People love to label calm like it’s a character trait.
“She’s just naturally calm.”
“He’s built different.”
“I’m not wired that way.”
That story is comforting.
It’s also wrong.
Calm isn’t who you are.
It’s what shows up when fewer things are asking for attention.
When decisions are settled.
When expectations are clear.
When systems quietly hold the weight you used to carry.
Here’s what calm usually isn’t:
Not optimism.
Not detachment.
Not emotional suppression.
Calm isn’t a mindset you think your way into.
It’s a state your nervous system earns when the environment is predictable.

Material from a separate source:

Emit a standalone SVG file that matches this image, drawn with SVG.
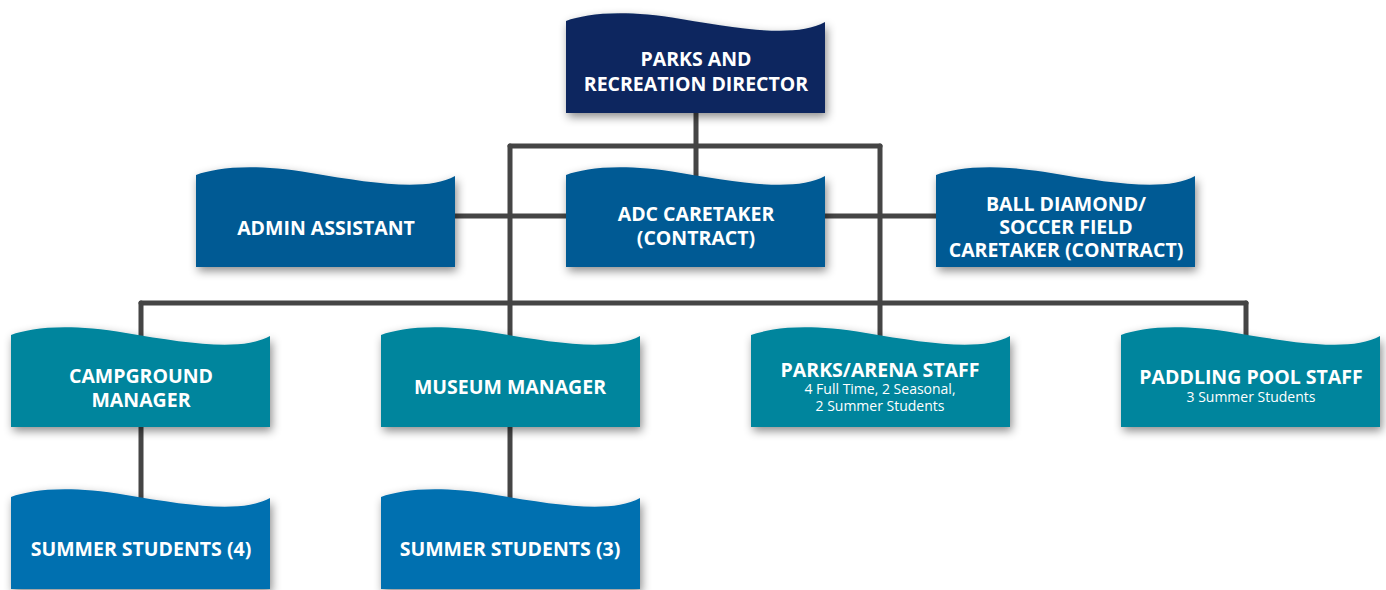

Look closely at people who seem calm under pressure.
They’re not winging it.
They’ve already decided:
➤ What matters
➤ What doesn’t
➤ What happens by default
➤ What doesn’t require discussion anymore
That’s not personality.
That’s architecture.
Most anxiety isn’t internal.
It’s structural.
It comes from living inside too many open questions:
⟲ What’s the plan?
⟲ Did I forget something?
⟲ Who’s handling this?
⟲ When does this end?
Calm appears when those questions stop showing up.
This is why chasing calm directly never works.
You don’t practice calm.
You remove friction until calm has room to exist.
If you want more calm, don’t ask:
“How do I feel calmer?”
Ask:
What is still unresolved that keeps asking for effort?
➥ A decision
➥ A boundary
➥ A default
➥ An ending
Fix one of those and calm shows up on its own.
No affirmations required.
Calm isn’t something you become.
It’s what’s left when the system finally works.